読んでいるうちに思い当たることがたくさんありすぎて、うまくまとまらないですけど、結局、人の気持ちがわかるということは、自分の気持ちがわかるということなのです。人それぞれ、この”気持ちの理解力”、解像感と言い換えてもよいが、そこに差がでてくる。

まえにとりあげた話題の繰り返しになっちゃいますけど、同じようなことを言っても、人々に刺さる人と、そうではない、その他大勢の普通の人とに別れていきますよね。

みんな心の底では同じようなこと思っているんだろうし、みんなと同じような発言をしている人はごまんといるわけです。人のやらないことをしない限り目立てはしないですし、人と同じことしてもたいがいスベるだけ。なのですけれど、同じような発言をしていても、只々寒いだけの人もいれば、世間の喝さいを浴びる人もいる。これってなんでだろう?

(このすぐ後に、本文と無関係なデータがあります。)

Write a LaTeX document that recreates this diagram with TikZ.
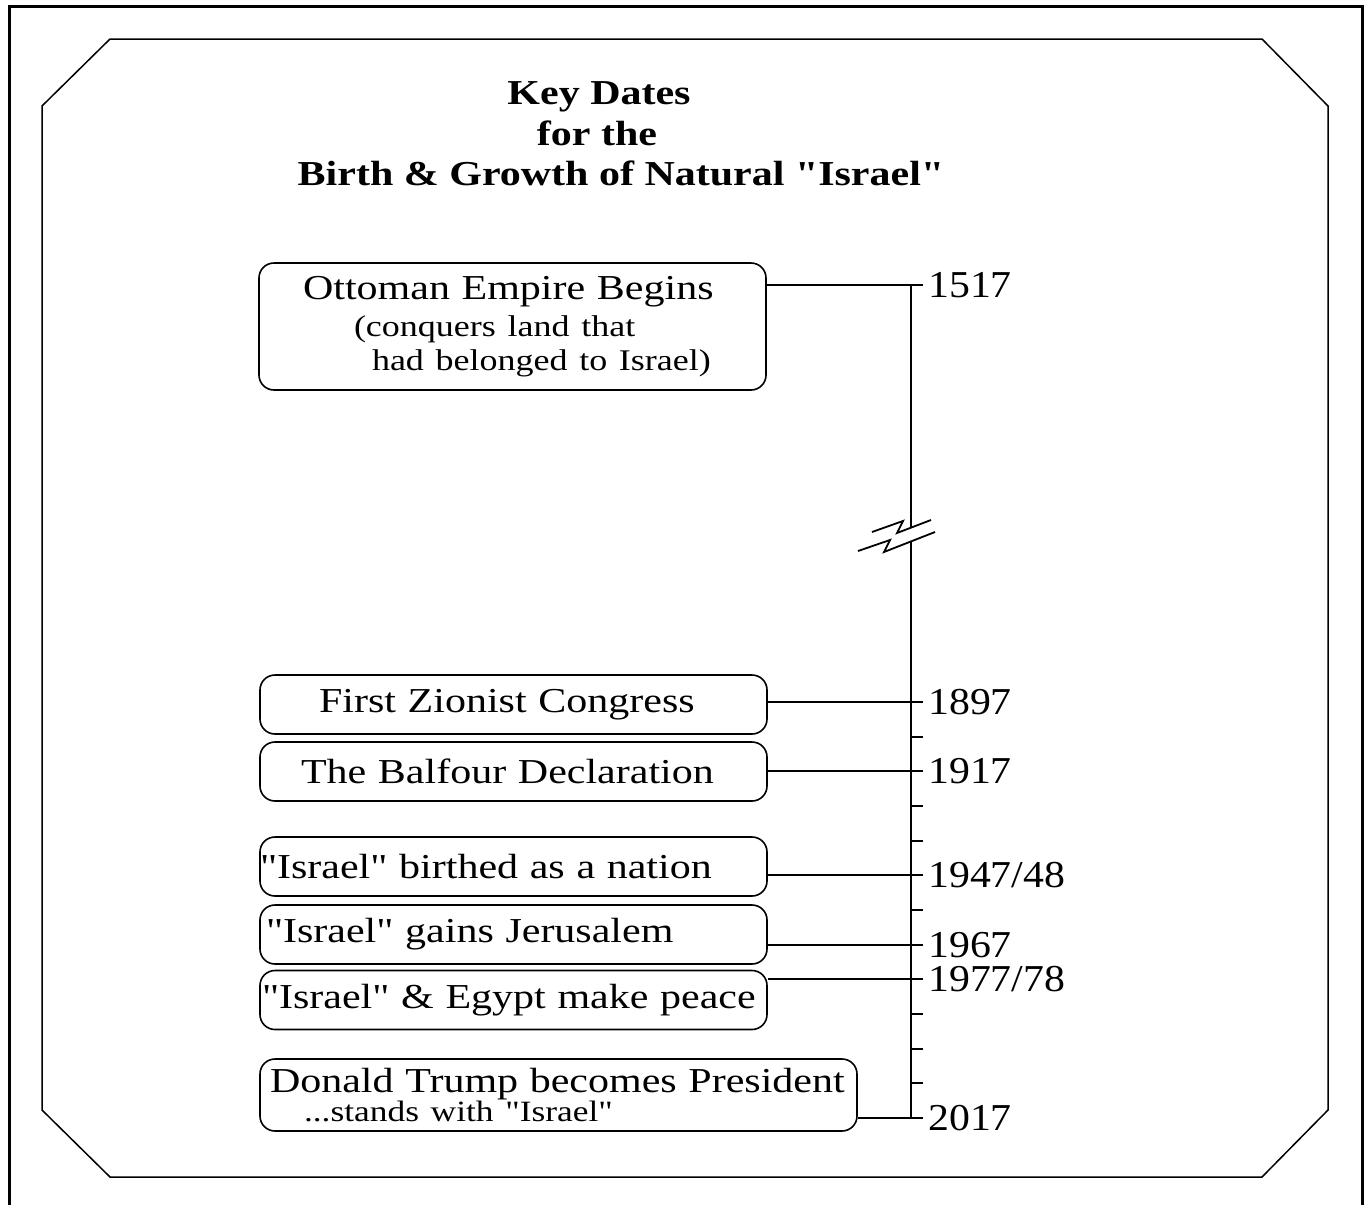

こういうのは才能という他なく、狙ってできるものではない。この話の核心は自分の欲望を素直に表現できる人と、できない人がいるという、とくべつな資質の違いが関係していると思います。自他の心と心の距離感を測るレンズが人一倍、透明というのか、みんなの心を同時に開かせる、そのようなギフトがあるようなのですね。

本章では情動知性という呼び方をされています。一応、その知性の磨き方についての処方箋も書いてます(ネタバレになるのでここでは詳しく書きませんが)

先々月あたりからチューブの毛内先生のチャンネル「脳研究者・毛内拡の社会に役立つ脳科学」をよく見るようになりました。やや朴訥な喋り方ですが、話だすととどまることなく、いくらでも興味深い話が湧いてくる。一見、ほのぼのとした雰囲気を纏っているが、よくみると眼光は鋭い。

考えていることがちょっと学者離れしている。天性のコミュニケーターと思います。ビジネスマンを相手に、社会人向けのゼミを開催されていたり、チューブのチャンネル登録者数も順調に伸ばしてますし。すでに本書で書いていることを、ご本人は実践されている、という見方も可能でしょう。